## TASK GOAL
Return the material exactly, first line through the line containing "7330000, 7790000, 9040000]", and nothing more. Pictures stay out.

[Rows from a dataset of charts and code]
________________________________________
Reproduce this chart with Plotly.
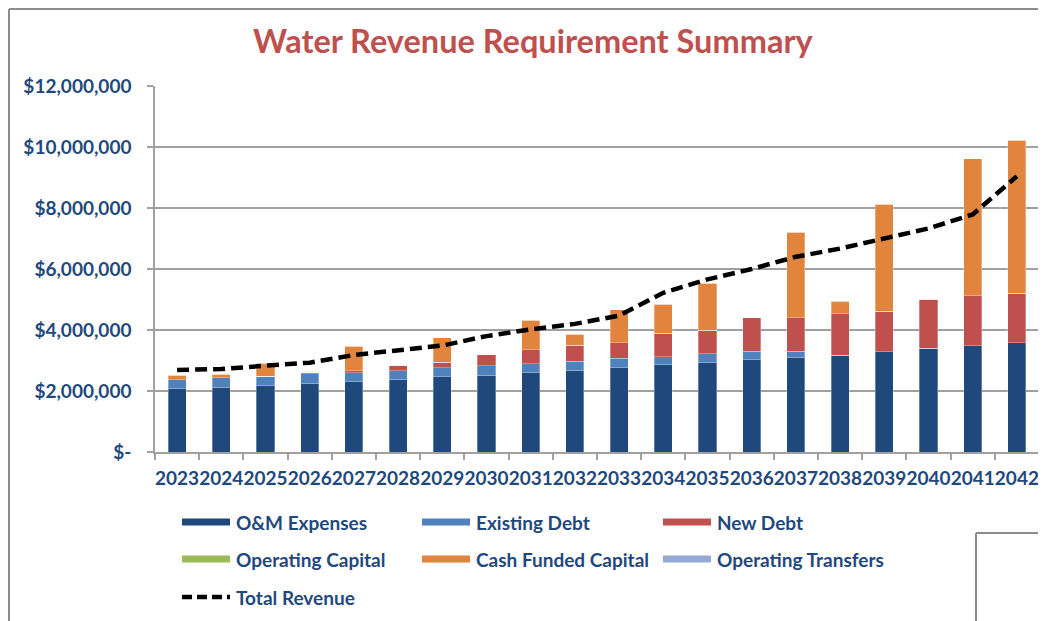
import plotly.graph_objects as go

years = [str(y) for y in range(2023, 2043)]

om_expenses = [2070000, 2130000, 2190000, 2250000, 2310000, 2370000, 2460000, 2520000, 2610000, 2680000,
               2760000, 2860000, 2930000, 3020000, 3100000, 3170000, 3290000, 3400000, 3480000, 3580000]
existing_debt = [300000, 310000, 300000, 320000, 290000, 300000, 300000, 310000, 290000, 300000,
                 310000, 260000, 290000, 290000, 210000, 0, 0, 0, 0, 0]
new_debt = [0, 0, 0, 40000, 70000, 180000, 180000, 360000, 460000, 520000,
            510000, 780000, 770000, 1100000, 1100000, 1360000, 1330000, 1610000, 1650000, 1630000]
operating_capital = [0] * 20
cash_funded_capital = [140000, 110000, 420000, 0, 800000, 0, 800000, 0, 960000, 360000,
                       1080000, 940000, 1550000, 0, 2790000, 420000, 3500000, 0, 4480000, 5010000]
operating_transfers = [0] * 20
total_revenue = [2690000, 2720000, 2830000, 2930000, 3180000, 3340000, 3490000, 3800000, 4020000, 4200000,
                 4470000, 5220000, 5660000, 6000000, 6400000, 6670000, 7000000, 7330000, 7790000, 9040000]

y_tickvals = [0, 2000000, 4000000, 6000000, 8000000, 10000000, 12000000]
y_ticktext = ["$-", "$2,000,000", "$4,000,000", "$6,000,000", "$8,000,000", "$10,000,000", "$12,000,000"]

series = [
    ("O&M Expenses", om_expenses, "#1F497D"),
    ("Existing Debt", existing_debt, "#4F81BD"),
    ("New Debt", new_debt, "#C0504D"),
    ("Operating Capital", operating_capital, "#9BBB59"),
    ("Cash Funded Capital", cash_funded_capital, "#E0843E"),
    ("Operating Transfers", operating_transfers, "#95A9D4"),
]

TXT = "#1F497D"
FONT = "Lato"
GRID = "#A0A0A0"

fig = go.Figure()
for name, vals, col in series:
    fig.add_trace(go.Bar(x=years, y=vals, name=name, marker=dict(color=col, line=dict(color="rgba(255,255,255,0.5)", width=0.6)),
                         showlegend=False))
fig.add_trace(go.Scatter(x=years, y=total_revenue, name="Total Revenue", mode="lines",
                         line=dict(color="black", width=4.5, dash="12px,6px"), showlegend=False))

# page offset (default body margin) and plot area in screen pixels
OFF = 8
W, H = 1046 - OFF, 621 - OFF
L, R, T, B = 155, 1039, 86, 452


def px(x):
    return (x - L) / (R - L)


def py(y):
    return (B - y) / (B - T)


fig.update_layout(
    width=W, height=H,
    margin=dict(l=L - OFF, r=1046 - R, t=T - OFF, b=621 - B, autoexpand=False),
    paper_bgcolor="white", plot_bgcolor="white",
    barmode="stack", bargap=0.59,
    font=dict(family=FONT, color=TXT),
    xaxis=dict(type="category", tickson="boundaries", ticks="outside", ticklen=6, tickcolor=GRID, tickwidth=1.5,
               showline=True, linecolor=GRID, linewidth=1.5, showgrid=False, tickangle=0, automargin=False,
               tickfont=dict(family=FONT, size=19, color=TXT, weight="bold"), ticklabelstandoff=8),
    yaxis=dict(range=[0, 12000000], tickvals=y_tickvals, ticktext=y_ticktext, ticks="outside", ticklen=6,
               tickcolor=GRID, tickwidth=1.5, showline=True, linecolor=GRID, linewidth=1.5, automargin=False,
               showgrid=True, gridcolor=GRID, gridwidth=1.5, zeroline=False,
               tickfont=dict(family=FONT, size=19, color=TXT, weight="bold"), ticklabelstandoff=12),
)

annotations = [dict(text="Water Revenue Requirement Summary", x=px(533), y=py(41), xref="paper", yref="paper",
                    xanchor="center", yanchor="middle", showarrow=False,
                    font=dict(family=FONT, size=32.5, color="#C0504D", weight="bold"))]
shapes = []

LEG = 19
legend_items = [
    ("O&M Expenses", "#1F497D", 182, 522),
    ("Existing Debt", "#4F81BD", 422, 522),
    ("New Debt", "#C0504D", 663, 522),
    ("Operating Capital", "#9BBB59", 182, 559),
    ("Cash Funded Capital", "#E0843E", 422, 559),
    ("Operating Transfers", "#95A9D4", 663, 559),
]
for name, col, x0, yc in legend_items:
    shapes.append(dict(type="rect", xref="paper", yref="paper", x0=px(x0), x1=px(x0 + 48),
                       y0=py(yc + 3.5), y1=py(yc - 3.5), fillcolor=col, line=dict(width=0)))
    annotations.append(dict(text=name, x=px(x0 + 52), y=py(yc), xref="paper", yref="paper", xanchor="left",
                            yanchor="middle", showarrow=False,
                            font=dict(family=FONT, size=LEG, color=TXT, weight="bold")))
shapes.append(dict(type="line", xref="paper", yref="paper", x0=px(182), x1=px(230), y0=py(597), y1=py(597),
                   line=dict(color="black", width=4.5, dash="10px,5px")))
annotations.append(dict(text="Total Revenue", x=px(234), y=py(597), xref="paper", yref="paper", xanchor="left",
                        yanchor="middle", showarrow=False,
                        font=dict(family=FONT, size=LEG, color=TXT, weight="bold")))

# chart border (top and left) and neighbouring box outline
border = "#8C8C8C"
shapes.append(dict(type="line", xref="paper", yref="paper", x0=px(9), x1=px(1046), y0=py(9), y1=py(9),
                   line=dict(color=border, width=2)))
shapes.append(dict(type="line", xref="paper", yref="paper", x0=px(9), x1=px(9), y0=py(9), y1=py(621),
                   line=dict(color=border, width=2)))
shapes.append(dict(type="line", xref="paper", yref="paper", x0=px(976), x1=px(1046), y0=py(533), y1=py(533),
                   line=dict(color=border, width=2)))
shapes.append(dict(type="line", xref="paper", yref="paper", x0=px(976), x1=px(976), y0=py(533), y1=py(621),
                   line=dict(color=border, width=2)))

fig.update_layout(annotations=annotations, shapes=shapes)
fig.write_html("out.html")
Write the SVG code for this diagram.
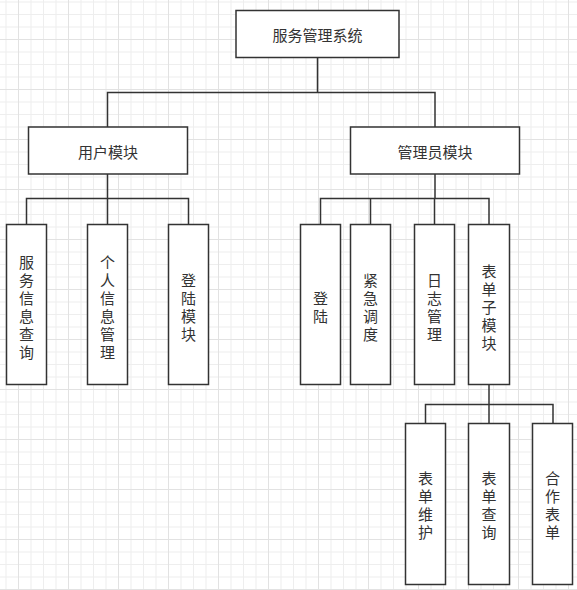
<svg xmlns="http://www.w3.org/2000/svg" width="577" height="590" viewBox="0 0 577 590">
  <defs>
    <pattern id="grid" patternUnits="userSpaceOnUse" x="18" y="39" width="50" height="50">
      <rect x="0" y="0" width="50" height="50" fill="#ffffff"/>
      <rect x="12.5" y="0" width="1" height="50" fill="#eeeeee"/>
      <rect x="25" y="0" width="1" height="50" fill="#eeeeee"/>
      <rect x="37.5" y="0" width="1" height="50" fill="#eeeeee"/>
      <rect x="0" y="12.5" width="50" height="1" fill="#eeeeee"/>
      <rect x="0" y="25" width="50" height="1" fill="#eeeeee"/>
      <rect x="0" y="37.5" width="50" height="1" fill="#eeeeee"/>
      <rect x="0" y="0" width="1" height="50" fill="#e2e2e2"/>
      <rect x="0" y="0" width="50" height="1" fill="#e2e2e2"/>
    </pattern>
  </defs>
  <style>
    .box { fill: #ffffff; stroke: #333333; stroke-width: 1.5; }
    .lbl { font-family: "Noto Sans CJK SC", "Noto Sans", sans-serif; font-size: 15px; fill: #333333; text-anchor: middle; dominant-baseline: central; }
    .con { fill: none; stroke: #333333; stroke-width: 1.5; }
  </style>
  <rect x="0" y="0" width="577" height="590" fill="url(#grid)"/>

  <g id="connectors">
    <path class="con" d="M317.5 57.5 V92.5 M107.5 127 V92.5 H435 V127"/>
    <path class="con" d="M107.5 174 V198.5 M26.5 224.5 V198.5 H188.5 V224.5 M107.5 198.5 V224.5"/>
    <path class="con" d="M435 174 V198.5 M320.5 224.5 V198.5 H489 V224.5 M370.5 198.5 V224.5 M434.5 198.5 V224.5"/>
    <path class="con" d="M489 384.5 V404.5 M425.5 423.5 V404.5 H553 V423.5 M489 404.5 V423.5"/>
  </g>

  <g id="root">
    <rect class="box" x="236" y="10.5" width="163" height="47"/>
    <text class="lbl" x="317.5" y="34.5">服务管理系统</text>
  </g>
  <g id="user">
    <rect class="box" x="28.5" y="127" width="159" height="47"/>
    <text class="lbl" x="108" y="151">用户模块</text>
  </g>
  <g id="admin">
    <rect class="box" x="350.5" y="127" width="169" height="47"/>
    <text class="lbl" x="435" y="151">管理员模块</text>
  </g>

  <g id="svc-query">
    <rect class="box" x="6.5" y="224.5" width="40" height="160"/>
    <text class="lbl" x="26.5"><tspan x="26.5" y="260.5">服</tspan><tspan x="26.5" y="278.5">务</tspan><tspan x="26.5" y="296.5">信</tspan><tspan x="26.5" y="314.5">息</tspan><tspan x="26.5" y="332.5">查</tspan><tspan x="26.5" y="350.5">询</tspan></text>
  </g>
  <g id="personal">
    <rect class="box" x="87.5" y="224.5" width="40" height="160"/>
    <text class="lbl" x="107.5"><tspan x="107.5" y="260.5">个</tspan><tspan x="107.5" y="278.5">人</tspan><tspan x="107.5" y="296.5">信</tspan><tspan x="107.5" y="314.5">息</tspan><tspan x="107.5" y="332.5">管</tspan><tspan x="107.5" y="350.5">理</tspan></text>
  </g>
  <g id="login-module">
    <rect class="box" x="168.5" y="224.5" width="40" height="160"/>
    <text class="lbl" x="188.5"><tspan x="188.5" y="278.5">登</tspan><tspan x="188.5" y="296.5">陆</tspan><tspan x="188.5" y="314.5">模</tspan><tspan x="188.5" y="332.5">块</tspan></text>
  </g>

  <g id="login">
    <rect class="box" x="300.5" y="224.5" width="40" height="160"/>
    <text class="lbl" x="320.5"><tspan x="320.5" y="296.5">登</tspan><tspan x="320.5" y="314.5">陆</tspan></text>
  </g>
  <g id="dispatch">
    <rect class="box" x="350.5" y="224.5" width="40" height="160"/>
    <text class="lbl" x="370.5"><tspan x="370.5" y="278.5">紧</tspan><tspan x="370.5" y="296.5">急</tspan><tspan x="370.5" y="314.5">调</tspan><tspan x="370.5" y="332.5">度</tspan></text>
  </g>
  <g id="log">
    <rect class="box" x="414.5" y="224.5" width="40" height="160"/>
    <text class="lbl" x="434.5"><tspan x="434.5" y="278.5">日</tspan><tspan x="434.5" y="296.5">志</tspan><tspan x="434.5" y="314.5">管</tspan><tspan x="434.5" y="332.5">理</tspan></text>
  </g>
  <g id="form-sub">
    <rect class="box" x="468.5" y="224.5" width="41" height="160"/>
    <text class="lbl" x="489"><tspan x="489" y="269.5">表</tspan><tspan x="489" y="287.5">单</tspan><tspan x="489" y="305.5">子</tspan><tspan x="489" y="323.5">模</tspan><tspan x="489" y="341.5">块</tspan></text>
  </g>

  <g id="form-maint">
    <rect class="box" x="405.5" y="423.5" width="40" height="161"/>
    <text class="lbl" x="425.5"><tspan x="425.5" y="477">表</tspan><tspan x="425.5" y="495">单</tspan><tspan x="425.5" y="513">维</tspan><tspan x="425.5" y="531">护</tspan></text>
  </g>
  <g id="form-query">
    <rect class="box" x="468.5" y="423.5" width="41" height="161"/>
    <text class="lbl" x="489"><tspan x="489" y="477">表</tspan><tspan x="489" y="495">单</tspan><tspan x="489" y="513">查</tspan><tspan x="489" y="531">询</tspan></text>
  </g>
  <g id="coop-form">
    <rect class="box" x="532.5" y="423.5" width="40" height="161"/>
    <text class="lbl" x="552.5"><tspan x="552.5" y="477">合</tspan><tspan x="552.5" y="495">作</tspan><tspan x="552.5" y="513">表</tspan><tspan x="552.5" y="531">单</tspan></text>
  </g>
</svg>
________________________________________
## THE REPLY
Reproduce this chart with Plotly.
import plotly.graph_objects as go

years = [str(y) for y in range(2023, 2043)]

om_expenses = [2070000, 2130000, 2190000, 2250000, 2310000, 2370000, 2460000, 2520000, 2610000, 2680000,
               2760000, 2860000, 2930000, 3020000, 3100000, 3170000, 3290000, 3400000, 3480000, 3580000]
existing_debt = [300000, 310000, 300000, 320000, 290000, 300000, 300000, 310000, 290000, 300000,
                 310000, 260000, 290000, 290000, 210000, 0, 0, 0, 0, 0]
new_debt = [0, 0, 0, 40000, 70000, 180000, 180000, 360000, 460000, 520000,
            510000, 780000, 770000, 1100000, 1100000, 1360000, 1330000, 1610000, 1650000, 1630000]
operating_capital = [0] * 20
cash_funded_capital = [140000, 110000, 420000, 0, 800000, 0, 800000, 0, 960000, 360000,
                       1080000, 940000, 1550000, 0, 2790000, 420000, 3500000, 0, 4480000, 5010000]
operating_transfers = [0] * 20
total_revenue = [2690000, 2720000, 2830000, 2930000, 3180000, 3340000, 3490000, 3800000, 4020000, 4200000,
                 4470000, 5220000, 5660000, 6000000, 6400000, 6670000, 7000000, 7330000, 7790000, 9040000]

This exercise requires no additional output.